William Wilcock is the Jerome M. Paros Endowed Chair in Sensor Networks in the School of Oceanography at the University of Washington.  His research interests include using geophysical techniques to understand seafloor volcanoes and hydrothermal systems, developing new tools for seafloor geodesy at subduction zones, exploiting cabled seafloor observatories for scientific studies and earthquake and tsunami early warning, and studying baleen whales using opportunistic recordings by seafloor seismometers.  He holds a B.A. in Earth Sciences from Cambridge University, an M.Sc. in Exploration Geophysics from Imperial College, a Ph.D. in Marine Geology and Geophysics from the Massachusetts Institute of Technology / Woods Hole Oceanographic Institution Joint Program in Oceanography and was a postdoctoral scholar at the Scripps Institution of Oceanography at the University of California, San Diego.

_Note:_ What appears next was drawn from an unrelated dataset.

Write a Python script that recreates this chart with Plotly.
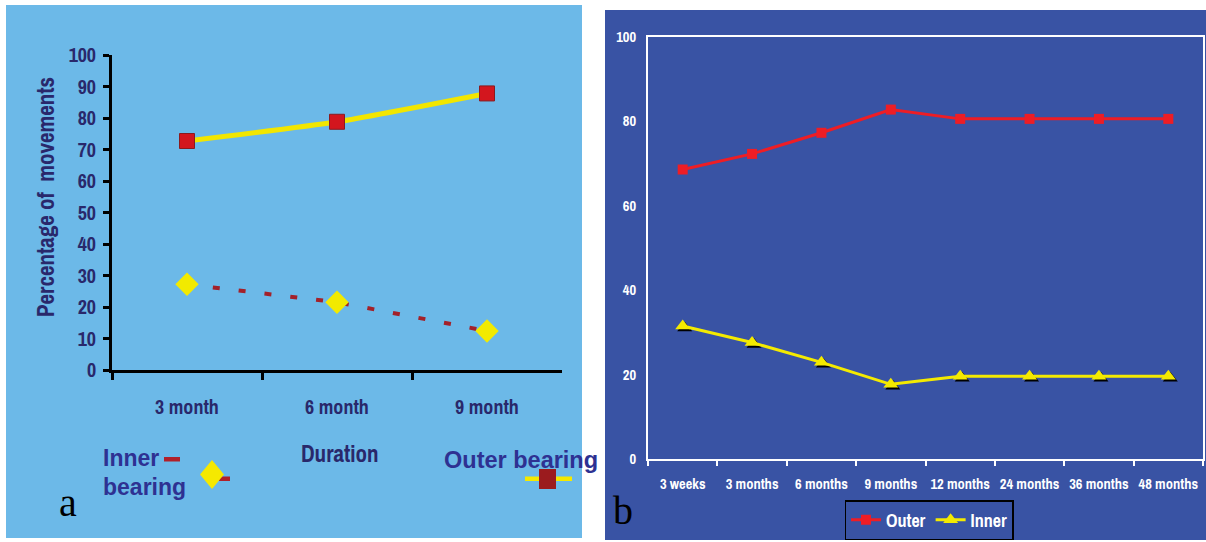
import plotly.graph_objects as go

W, H = 1206, 542

# ---------------- data ----------------
left_categories = ["3 month", "6 month", "9 month"]
left_outer = [72.7, 78.8, 87.8]
left_inner = [27.2, 21.5, 12.4]
left_yticks = [0, 10, 20, 30, 40, 50, 60, 70, 80, 90, 100]

right_categories = ["3 weeks", "3 months", "6 months", "9 months",
                    "12 months", "24 months", "36 months", "48 months"]
right_outer = [68.6, 72.3, 77.3, 82.8, 80.6, 80.6, 80.6, 80.6]
right_inner = [31.5, 27.6, 22.9, 17.7, 19.6, 19.6, 19.6, 19.6]
right_yticks = [0, 20, 40, 60, 80, 100]


def px(x):
    return x / W


def py(y):
    return 1 - y / H


LEFT_BG = "#6CB9E8"
RIGHT_BG = "#3953A4"
NAVY = "#29286B"
LEG_NAVY = "#2E3192"
SANS = "Liberation Sans, Arial, sans-serif"
NARROW = "Archivo Narrow, Liberation Sans, sans-serif"
SERIF = "Liberation Serif, Times New Roman, serif"

fig = go.Figure()

# ---------------- panel a ----------------
fig.add_trace(go.Scatter(
    x=left_categories, y=left_inner, mode="lines",
    line=dict(color="#A3212A", width=4, dash="7px,19px"),
    xaxis="x", yaxis="y", showlegend=False, hoverinfo="skip"))
fig.add_trace(go.Scatter(
    x=left_categories, y=left_inner, mode="markers",
    marker=dict(symbol="diamond", size=18, color="#F2EA00", line=dict(width=0)),
    xaxis="x", yaxis="y", showlegend=False, hoverinfo="skip"))
fig.add_trace(go.Scatter(
    x=left_categories, y=left_outer, mode="lines+markers",
    line=dict(color="#F2E600", width=5, shape="spline", smoothing=0.6),
    marker=dict(symbol="square", size=15, color="#D3161E",
                line=dict(color="#8A1A1E", width=1)),
    xaxis="x", yaxis="y", showlegend=False, hoverinfo="skip"))

# ---------------- panel b ----------------
fig.add_trace(go.Scatter(
    x=right_categories, y=right_outer, mode="lines+markers", name="Outer",
    line=dict(color="#EE1D25", width=3),
    marker=dict(symbol="square", size=10, color="#EE1D25"),
    xaxis="x2", yaxis="y2", hoverinfo="skip"))
fig.add_trace(go.Scatter(
    x=right_categories, y=right_inner, mode="markers", name="shadow",
    marker=dict(symbol="triangle-up", size=13, color="black"),
    xaxis="x3", yaxis="y3", showlegend=False, hoverinfo="skip"))
fig.add_trace(go.Scatter(
    x=right_categories, y=right_inner, mode="lines+markers", name="Inner",
    line=dict(color="#F4EA00", width=3),
    marker=dict(symbol="triangle-up", size=13, color="#F4EA00"),
    xaxis="x4", yaxis="y4", hoverinfo="skip"))

# shadow offset in data units (2 px right, 2 px down)
cat_px = (1203 - 648) / len(right_categories)
dx = 2 / cat_px
dy = 2 / ((459 - 37) / 100)

shapes = [
    dict(type="rect", xref="paper", yref="paper", layer="below",
         x0=px(6), x1=px(582), y0=py(538), y1=py(5),
         fillcolor=LEFT_BG, line=dict(width=0)),
    dict(type="rect", xref="paper", yref="paper", layer="below",
         x0=px(605), x1=px(1206), y0=py(540), y1=py(10),
         fillcolor=RIGHT_BG, line=dict(width=0)),
    # panel a legend icons
    dict(type="rect", xref="paper", yref="paper",
         x0=px(164), x1=px(180), y0=py(461.5), y1=py(457),
         fillcolor="#B0202A", line=dict(width=0)),
    dict(type="rect", xref="paper", yref="paper",
         x0=px(219), x1=px(230), y0=py(481), y1=py(476.5),
         fillcolor="#B0202A", line=dict(width=0)),
    dict(type="path", xref="paper", yref="paper",
         path=f"M {px(212)},{py(460)} L {px(224)},{py(474.5)} L {px(212)},{py(489)} L {px(200)},{py(474.5)} Z",
         fillcolor="#F5E900", line=dict(width=0)),
    dict(type="rect", xref="paper", yref="paper",
         x0=px(525), x1=px(572), y0=py(481), y1=py(476.5),
         fillcolor="#F5E900", line=dict(width=0)),
    dict(type="rect", xref="paper", yref="paper",
         x0=px(539), x1=px(556), y0=py(489), y1=py(469),
         fillcolor="#9B1B1E", line=dict(width=0)),
]


def ann(text, x, y, size, family=SANS, color=NAVY, xanchor="center", **kw):
    return dict(text=text, xref="paper", yref="paper", x=px(x), y=py(y),
                xanchor=xanchor, yanchor="middle", showarrow=False,
                font=dict(family=family, size=size, color=color,
                          weight=kw.pop("weight", "bold")), **kw)


annotations = [
    ann("Percentage of  movements", 45, 197, 23, family=NARROW, textangle=-90),
    ann("Duration", 340, 453, 23, family=NARROW),
    ann("Inner", 101, 458, 23, color=LEG_NAVY, xanchor="left"),
    ann("bearing", 101, 487, 23, color=LEG_NAVY, xanchor="left"),
    ann("Outer bearing", 442, 460, 23.5, color=LEG_NAVY, xanchor="left"),
    ann("a", 68, 502, 40, family=SERIF, color="black", weight="normal"),
    ann("b", 623, 510, 40, family=SERIF, color="black", weight="normal"),
]

fig.update_layout(
    width=W, height=H, autosize=False,
    margin=dict(l=0, r=0, t=0, b=0, pad=0, autoexpand=False),
    paper_bgcolor="white", plot_bgcolor="rgba(0,0,0,0)",
    shapes=shapes, annotations=annotations, hovermode=False,
    xaxis=dict(domain=[px(112), px(562)], anchor="y", type="category",
               range=[-0.5, 2.5], showline=True, linecolor="black", linewidth=3,
               ticks="outside", tickson="boundaries", ticklen=7, tickwidth=3,
               tickcolor="black", ticklabelstandoff=17, tickangle=0,
               tickfont=dict(family=NARROW, size=20, color=NAVY, weight="bold"),
               showgrid=False, zeroline=False),
    yaxis=dict(domain=[py(370), py(55)], anchor="x", range=[0, 100],
               tickvals=left_yticks, showline=True, linecolor="black", linewidth=3,
               ticks="outside", ticklen=6, tickwidth=3, tickcolor="black",
               ticklabelstandoff=3,
               tickfont=dict(family=NARROW, size=20, color=NAVY, weight="bold"),
               showgrid=False, zeroline=False),
    xaxis2=dict(domain=[px(648), px(1203)], anchor="y2", type="category",
                range=[-0.5, 7.5], showline=True, mirror=True, linecolor="white",
                linewidth=2, ticks="outside", tickson="boundaries", ticklen=5,
                tickwidth=2, tickcolor="white", ticklabelstandoff=11, tickangle=0,
                tickfont=dict(family=NARROW, size=14.5, color="white", weight="bold"),
                showgrid=False, zeroline=False),
    yaxis2=dict(domain=[py(459), py(37)], anchor="x2", range=[0, 100],
                tickvals=right_yticks, showline=True, mirror=True,
                linecolor="white", linewidth=2, ticks="", ticklabelstandoff=7,
                tickfont=dict(family=NARROW, size=14.5, color="white", weight="bold"),
                showgrid=False, zeroline=False),
    xaxis3=dict(overlaying="x2", anchor="y3", type="category", visible=False,
                range=[-0.5 - dx, 7.5 - dx]),
    yaxis3=dict(overlaying="y2", anchor="x3", visible=False,
                range=[0 + dy, 100 + dy]),
    xaxis4=dict(overlaying="x2", anchor="y4", type="category", visible=False,
                range=[-0.5, 7.5]),
    yaxis4=dict(overlaying="y2", anchor="x4", visible=False, range=[0, 100]),
    legend=dict(orientation="h", x=px(929), xanchor="center",
                y=py(520), yanchor="middle", bgcolor=RIGHT_BG,
                bordercolor="black", borderwidth=1.5,
                font=dict(family=NARROW, size=18, color="white", weight="bold"),
                itemwidth=30, tracegroupgap=0),
)

fig.write_html("out.html", config={"displayModeBar": False},
               post_script="document.body.style.margin='0';document.body.style.overflow='hidden';")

Large whales are amongst the most captivating animals on Earth, but they are challenging to study because they are too big to hold in tanks, they spend most of their time underwater, and individuals can range over thousands of miles. Recording their vocalizations is one of only a handful of tools available to scientists, but such data can be expensive to obtain, particularly in the deep ocean. The two largest whale species, blue and fin whales, create very loud repetitive sounds at frequencies of about 20 Hz that overlap those of earthquakes, and they are commonly recorded by the networks of seafloor seismometers deployed for geophysical studies. Whale recordings on seafloor seismometers are sometimes viewed as a bothersome source of noise that obscures seismic signals, but beginning with some pioneering work in the 1990s, a small but growing community of marine seismologists are taking advantage of earthquake monitoring experiments in the oceans to study blue and fin whales. Many of the seismological techniques to locate earthquakes and determine their size and frequency characteristics can be adapted to whales. In this talk, I will describe the origin of my own interest in whale seismology and discuss ongoing efforts to exploit extensive seismic data sets in the northeast Pacific and elsewhere for whale seismology.